Au début du mois d’août, des négociations de haut niveau ont repris au Qatar, dans le cadre de la visite du Secrétaire d’État américain Antony Blinken au Moyen-Orient. Le 16 août, à l’issue de ces pourparlers, une « proposition de rapprochement » (« bridging proposal ») a été présentée par les États-Unis, le Qatar et l’Égypte pour surmonter les derniers obstacles, notamment entre les États-Unis et Israël.
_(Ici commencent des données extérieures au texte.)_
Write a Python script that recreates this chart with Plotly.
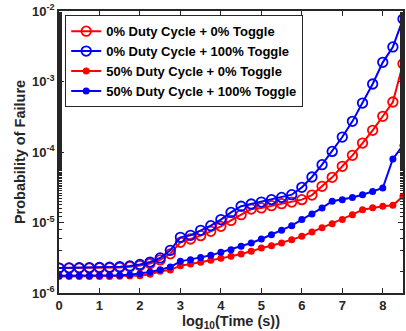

Le Hamas a sévèrement critiqué cette nouvelle proposition, la considérant non seulement trop favorable aux intérêts israéliens, mais aussi en rupture par rapport à l’accord préliminaire de début juillet. Le mouvement palestinien a estimé que ce projet intègre des conditions inédites et pro-israéliennes, traduisant la volonté de Netanyahu de durcir ses exigences. Cette stratégie, selon eux, viserait à retarder délibérément la signature d’un accord de cessez-le-feu, permettant ainsi de prolonger l’état de guerre, consolidant par la même occasion la stabilité politique du gouvernement israélien et la popularité de son Premier ministre. Malgré ces objections, les États-Unis ont maintenu que la « proposition de transition » acceptée par Netanyahu était en parfaite adéquation avec l’accord de cessez-le-feu esquissé par le président Joe Biden le 31 mai. À ce jour, le Hamas n’a pas encore répondu formellement à cette proposition. Cependant, le mouvement est resté ferme dans ses conditions : aucun accord ne sera envisagé sans un retrait total des troupes israéliennes de Gaza.

Du côté israélien, bien que la proposition ait été officiellement acceptée, des tensions internes se sont intensifiées. Le fossé entre Netanyahu et ses négociateurs s’est creusé, le Premier ministre reprochant à ces derniers leur « faiblesse » dans la gestion des pourparlers.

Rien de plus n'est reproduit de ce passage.